Like you suggest, one would expect the plaintext to be of some know format, e.g., a JPEG image, a PDF file, etc. The idea would be that it is very unlikely that a given ciphertext can be decrypted into both a valid JPEG image and a valid PDF file (but see below).
But it is actually not that important. When one talks about a cryptosystem being secure, one (roughly) talks about the odds of you being able to guess the plaintext corresponding to a given ciphertext. So I pick a random message m and encrypts it c = E(m). I give you c and if you cannot guess m, then we say the cryptosystem is secure, otherwise it's broken.
This is just a simple security definition. There are other definitions that require the system to be able to hide known plaintexts (semantic security): you give me two messages, I encrypt one of them, and you will not be able to tell which message I chose.

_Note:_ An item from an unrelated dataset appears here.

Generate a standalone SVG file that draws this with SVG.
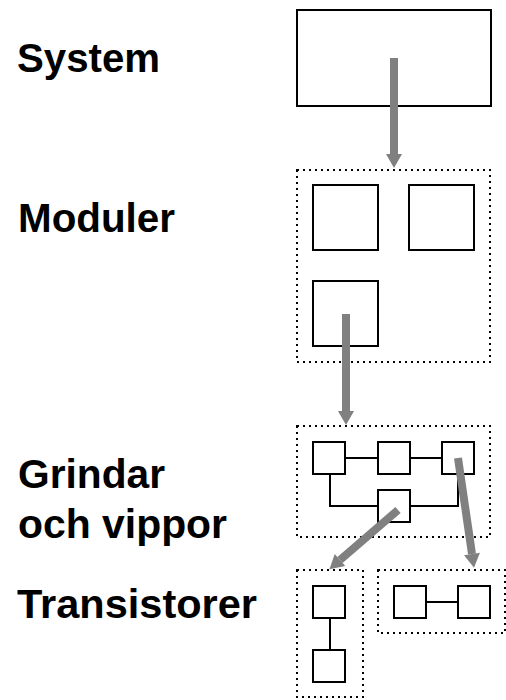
<svg xmlns="http://www.w3.org/2000/svg" width="506" height="700" viewBox="0 0 506 700">
<defs>
<style>
.lbl{font-family:"Liberation Sans",Arial,sans-serif;font-weight:bold;font-size:40px;fill:#000}
.box{fill:#fff;stroke:#000;stroke-width:2}
.dot{fill:none;stroke:#000;stroke-width:2;stroke-dasharray:2 4}
.wire{fill:none;stroke:#000;stroke-width:2}
.arr{stroke:#808080;stroke-width:8;fill:none}
</style>
<marker id="ah" markerUnits="userSpaceOnUse" markerWidth="16" markerHeight="16" viewBox="0 0 14 16" refX="0" refY="8" orient="auto">
<path d="M0,0 L14,8 L0,16 Z" fill="#808080"/>
</marker>
</defs>
<rect width="506" height="700" fill="#fff"/>
<g id="labels">
<text class="lbl" x="17" y="72" textLength="143" lengthAdjust="spacingAndGlyphs">System</text>
<text class="lbl" x="18" y="232" textLength="157" lengthAdjust="spacingAndGlyphs">Moduler</text>
<text class="lbl" x="18" y="488" textLength="147" lengthAdjust="spacingAndGlyphs">Grindar</text>
<text class="lbl" x="18" y="538" textLength="209" lengthAdjust="spacingAndGlyphs">och vippor</text>
<text class="lbl" x="17" y="618" textLength="240" lengthAdjust="spacingAndGlyphs">Transistorer</text>
</g>
<g id="system">
<rect class="box" x="297" y="10" width="194" height="96"/>
</g>
<g id="moduler">
<rect class="dot" x="297" y="170" width="193" height="192"/>
<rect class="box" x="313" y="185" width="65" height="65"/>
<rect class="box" x="409" y="185" width="65" height="65"/>
<rect class="box" x="313" y="281" width="65" height="65"/>
</g>
<g id="grindar">
<rect class="dot" x="297" y="426" width="193" height="111"/>
<path class="wire" d="M346,458 H378 M410,458 H442 M330,474 V506 H378 M410,506 H458 V474"/>
<rect class="box" x="313" y="442" width="32" height="32"/>
<rect class="box" x="378" y="442" width="32" height="32"/>
<rect class="box" x="442" y="442" width="32" height="32"/>
<rect class="box" x="378" y="490" width="32" height="32"/>
</g>
<g id="transistorer1">
<rect class="dot" x="297" y="570" width="66" height="127"/>
<path class="wire" d="M330,618 V650"/>
<rect class="box" x="313" y="586" width="32" height="32"/>
<rect class="box" x="313" y="650" width="32" height="32"/>
</g>
<g id="transistorer2">
<rect class="dot" x="378" y="570" width="127" height="63"/>
<path class="wire" d="M426,602 H458"/>
<rect class="box" x="394" y="586" width="32" height="32"/>
<rect class="box" x="458" y="586" width="32" height="32"/>
</g>
<g id="connectors">
<line class="arr" x1="394" y1="58" x2="394" y2="154" marker-end="url(#ah)"/>
<line class="arr" x1="346" y1="314" x2="346" y2="411" marker-end="url(#ah)"/>
<line class="arr" x1="398" y1="510" x2="340" y2="560" marker-end="url(#ah)"/>
<line class="arr" x1="458" y1="458" x2="472" y2="554" marker-end="url(#ah)"/>
</g>
</svg>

The point is, that in these definitions, we are not concerned with the format of the plaintexts, all we require is that you cannot guess the plaintext that was encrypted. So there is no step 3 :-)

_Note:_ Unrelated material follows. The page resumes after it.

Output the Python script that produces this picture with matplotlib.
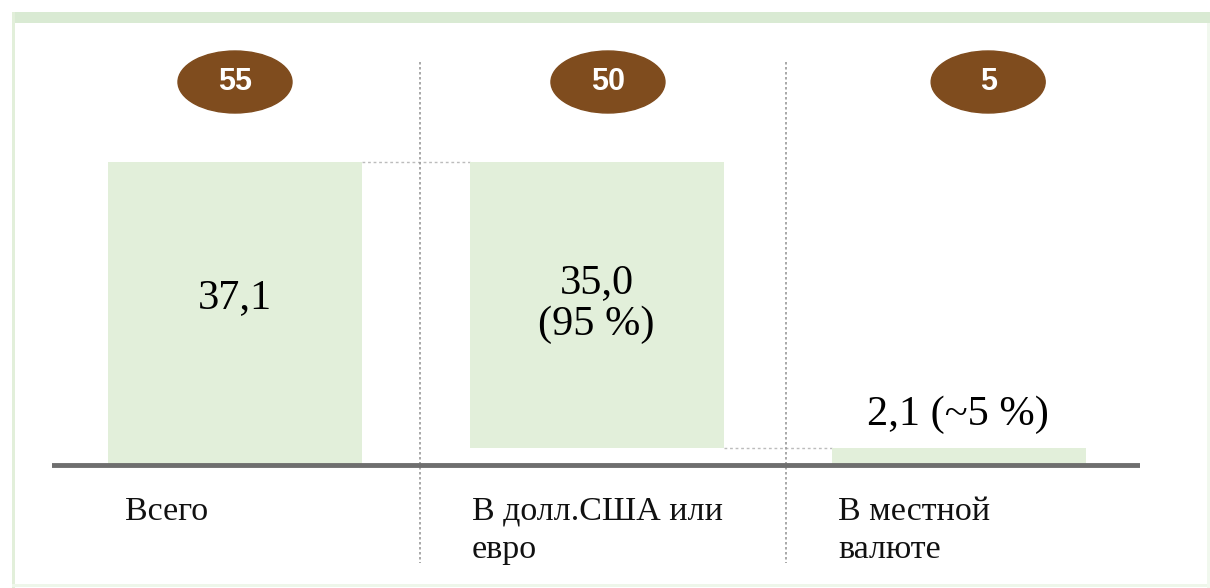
import matplotlib
matplotlib.use("Agg")
import matplotlib.pyplot as plt
from matplotlib.patches import Ellipse, Rectangle

# Data
categories = ["Всего", "В долл.США или\nевро", "В местной\nвалюте"]
bar_bottoms = [0.0, 2.1, 0.0]
bar_values = [37.1, 35.0, 2.1]
value_labels = ["37,1", "35,0\n(95 %)", "2,1 (~5 %)"]
badge_labels = ["55", "50", "5"]

W, H = 1210, 588
fig = plt.figure(figsize=(W / 100, H / 100), dpi=100)
fig.patch.set_facecolor("white")

# frame (light green)
def px_rect(x0, y0, x1, y1, color):
    fig.patches.append(Rectangle((x0 / W, 1 - y1 / H), (x1 - x0) / W, (y1 - y0) / H,
                                 transform=fig.transFigure, color=color, zorder=0, lw=0))

px_rect(12, 12, W, 23, "#d9ead3")
px_rect(12, 12, 15, H, "#e2efda")
px_rect(12, 584, W, 587, "#eef6ea")
px_rect(1207, 23, 1210, H, "#f1f8ee")

# main axes: pixel layout
ax_l, ax_r = 52, 1140
ax_t, ax_b = 40, 575
base_y = 465
ppu = (base_y - 162) / 37.1
ax = fig.add_axes([ax_l / W, 1 - ax_b / H, (ax_r - ax_l) / W, (ax_b - ax_t) / H])
ax.set_xlim((ax_l - 235) / 361.75, (ax_r - 235) / 361.75)
ax.set_ylim(-(ax_b - base_y) / ppu, (base_y - ax_t) / ppu)
ax.axis("off")

xs = list(range(len(categories)))
bw = 254 / 361.75
ax.bar(xs, bar_values, bottom=bar_bottoms, width=bw, color="#e2efda",
       edgecolor="none", zorder=2)

# baseline
ax.axhline(0, xmin=0, xmax=1, color="#6e6e6e", lw=3.5, zorder=3)

# connectors
ax.plot([0 + bw / 2, 1 - bw / 2], [bar_bottoms[0] + bar_values[0]] * 2,
        color="#bcbcbc", lw=1.0, ls=(0, (2, 2)), zorder=1)
ax.plot([1 + bw / 2, 2 - bw / 2], [bar_bottoms[2] + bar_values[2]] * 2,
        color="#bcbcbc", lw=1.0, ls=(0, (2, 2)), zorder=1)

# separators
for sx in [0.511, 1.523]:
    ax.plot([sx, sx], [(base_y - 62) / ppu, -(563 - base_y) / ppu],
            color="#9a9a9a", lw=1.2, ls=(0, (1.5, 1.5)), zorder=1)

# badges
badge_x = [0.0, 1.031, 2.082]
badge_y = (base_y - 82) / ppu
for bx, lab in zip(badge_x, badge_labels):
    ax.add_patch(Ellipse((bx, badge_y), 114 / 361.75, 62 / ppu,
                         color="#7f4c1e", zorder=4, clip_on=False))
    ax.text(bx, badge_y, lab, ha="center", va="center", color="white",
            fontsize=22, fontweight="bold",
            family="Liberation Sans", zorder=5)

# value labels
val_pos = [(0.0, (base_y - 298) / ppu), (1.0, (base_y - 304) / ppu),
           (1.998, (base_y - 415) / ppu)]
for (vx, vy), lab in zip(val_pos, value_labels):
    ax.text(vx, vy, lab, ha="center", va="center", fontsize=30.5,
            family="Liberation Serif", color="#000000", linespacing=1.1, zorder=5)

# category labels
cat_x = [(125 - 235) / 361.75, (472 - 235) / 361.75, (838 - 235) / 361.75]
cat_y = -(496 - base_y) / ppu
for cx, lab in zip(cat_x, categories):
    ax.text(cx, cat_y, lab, ha="left", va="top", fontsize=24.5,
            family="Liberation Serif", color="#111111", linespacing=1.35, zorder=5)

fig.savefig("out.png", dpi=100, facecolor="white")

By not considering your step 3, we make the question of security as clear as possible: instead of arguing about how hard it is to guess which format you used (zip, gzip, bzip2, ...) we only talk about the odds of breaking the system compared to the odds of guessing the key. It is an old principle that you should concentrate all your security in the key -- it simplifies things dramatically when your only assumption is the secrecy of the key.
Finally, note that some encryption schemes makes it impossible for you to verify if you have the correct key since all keys are legal. The one-time pad is an extreme example such a scheme: you take your plaintext m, choose a perfectly random key k and compute the ciphertext as c = m XOR k. This gives you a completely random ciphertext, it is perfectly secure (the only perfectly secure cryptosystem, btw).
When searching for an encryption key, you cannot know when you've found the right one. This is because c could be an encryption of any file with the same length as m: if you encrypt the message m' with the key *k' = c XOR m' you'll see that you get the same ciphertext again, thus you cannot know if m or m' was the original message.
Instead of thinking of exclusive-or, you can think of the one-time pad like this: I give you the number 42 and tell you that is is the sum of two integers (negative, positive, you don't know). One integer is the message, the other is the key and 42 is the ciphertext. Like above, it makes no sense for you to guess the key -- if you want the message to be 100, you claim the key is -58, if you want the message to be 0, you claim the key is 42, etc. One time pad works exactly like this, but on bit values instead.
About reusing the key in one-time pad: let's say my key is 7 and you see the ciphertexts 10 and 20, corresponding to plaintexts 3 and 13. From the ciphertexts alone, you now know that the difference in plaintexts is 10. If you somehow gain knowledge of one of the plaintext, you can now derive the other! If the numbers correspond to individual letters, you can begin looking at several such differences and try to solve the resulting crossword puzzle (or let a program do it based on frequency analysis of the language in question).